The historic relationship has also generated substantial public criticism. Research published by the Committee for the Abolition of Illegitimate Debt outlines severe pushback over the bank’s extensive underwriting of the regime of Ferdinand Marcos. Critics contend that early structural adjustment loans were compromised by political corruption, leading to capital flight and contributing to the mid-1980s economic crisis.
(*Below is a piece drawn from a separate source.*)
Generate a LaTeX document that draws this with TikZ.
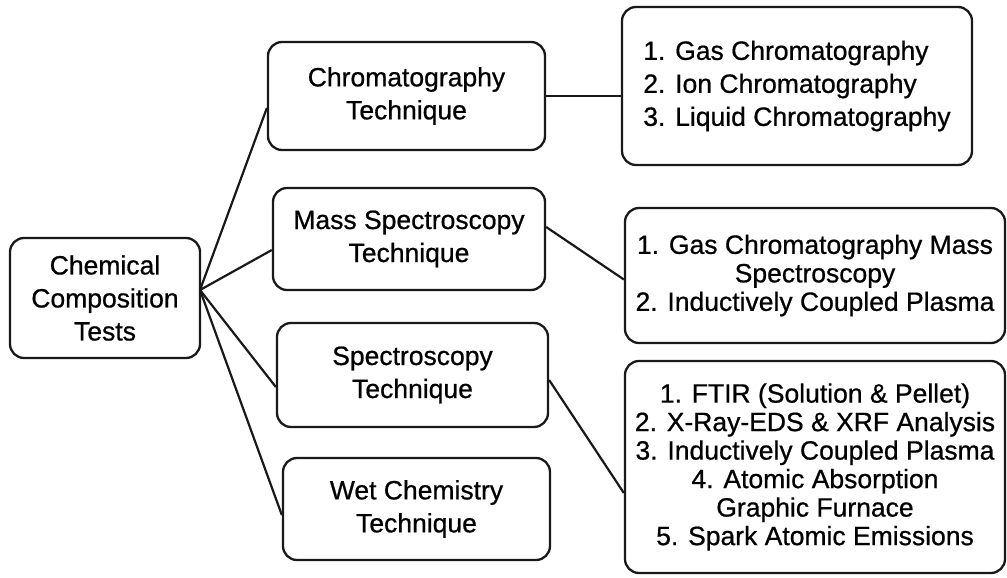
\documentclass[tikz,border=0pt]{standalone}
\usepackage{fontspec}
\setmainfont{Liberation Sans}[BoldFont={Liberation Sans}, BoldFeatures={FakeBold=0.7}]
\begin{document}
\begin{tikzpicture}[x=1pt,y=-1pt,
  box/.style={draw=black!90, line width=2.3pt, rounded corners=14pt, inner sep=0pt, align=center,
    font=\fontsize{26.5}{33}\selectfont\bfseries},
  tight/.style={font=\fontsize{26.5}{28.5}\selectfont\bfseries},
  link/.style={draw=black!90, line width=2.2pt}]
\useasboundingbox (0,0) rectangle (1007,578);
\node[box, minimum width=190pt, minimum height=120pt] (root) at (105,298) {Chemical\\Composition\\Tests};
\node[box, minimum width=277pt, minimum height=108pt] (chrom) at (406.5,96) {Chromatography\\Technique};
\node[box, minimum width=272pt, minimum height=102pt] (mass) at (409,239) {Mass Spectroscopy\\Technique};
\node[box, minimum width=271pt, minimum height=104pt] (spec) at (412.5,375) {Spectroscopy\\Technique};
\node[box, minimum width=267pt, minimum height=102pt] (wet) at (416.5,509) {Wet Chemistry\\Technique};
\node[box, align=left, minimum width=350pt, minimum height=158pt] (l1) at (797,86)
  {1. Gas Chromatography\\2. Ion Chromatography\\3. Liquid Chromatography};
\node[box, tight, minimum width=380pt, minimum height=135pt] (l2) at (815,275.5)
  {1. Gas Chromatography Mass\\Spectroscopy\\2. Inductively Coupled Plasma};
\node[box, tight, minimum width=380pt, minimum height=212pt] (l3) at (815,467)
  {1. FTIR (Solution \& Pellet)\\2. X-Ray-EDS \& XRF Analysis\\3. Inductively Coupled Plasma\\4. Atomic Absorption\\Graphic Furnace\\5. Spark Atomic Emissions};
\coordinate (r) at (200,290);
\draw[link] (r) -- ([yshift=-12pt]chrom.west);
\draw[link] (r) -- ([yshift=-11pt]mass.west);
\draw[link] (r) -- ([yshift=-12pt]spec.west);
\draw[link] (r) -- ([yshift=-6pt]wet.west);
\draw[link] (chrom.east) -- (chrom.east -| l1.west);
\draw[link] ([yshift=12pt]mass.east) -- ([yshift=-4pt]l2.west);
\draw[link] ([yshift=-5pt]spec.east) -- ([yshift=-26pt]l3.west);
\end{tikzpicture}
\end{document}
Over-reliance on centralized Western financial institutions eventually spurred the growth of regional alternatives. In 1966, the Asian Development Bank (ADB) established its headquarters in Manila, intending to create localized development frameworks across Asia and the Pacific. The presence of multiple multilateral entities has enabled complementary development programs; for instance, the ADB spearheaded the Philippine Energy Efficiency Project to distribute energy-efficient lighting and mitigate soaring household utility costs.

=== Future ===
Macroeconomic growth trajectories are subject to revision due to fluctuations in public spending and shifting international trade conditions. Under the national strategic vision "AmBisyon Natin 2040", state economic managers target the eradication of absolute poverty and the consolidation of a secure middle-class tier over a twenty-year horizon. Economic assessments suggest meeting these indicators requires maintaining an average annual GDP growth rate of at least 6.5%. Achieveing this sustained momentum relies on structural adjustments, including lowering barriers to market entry, simplifying trade regulations, and reforming labor market conditions.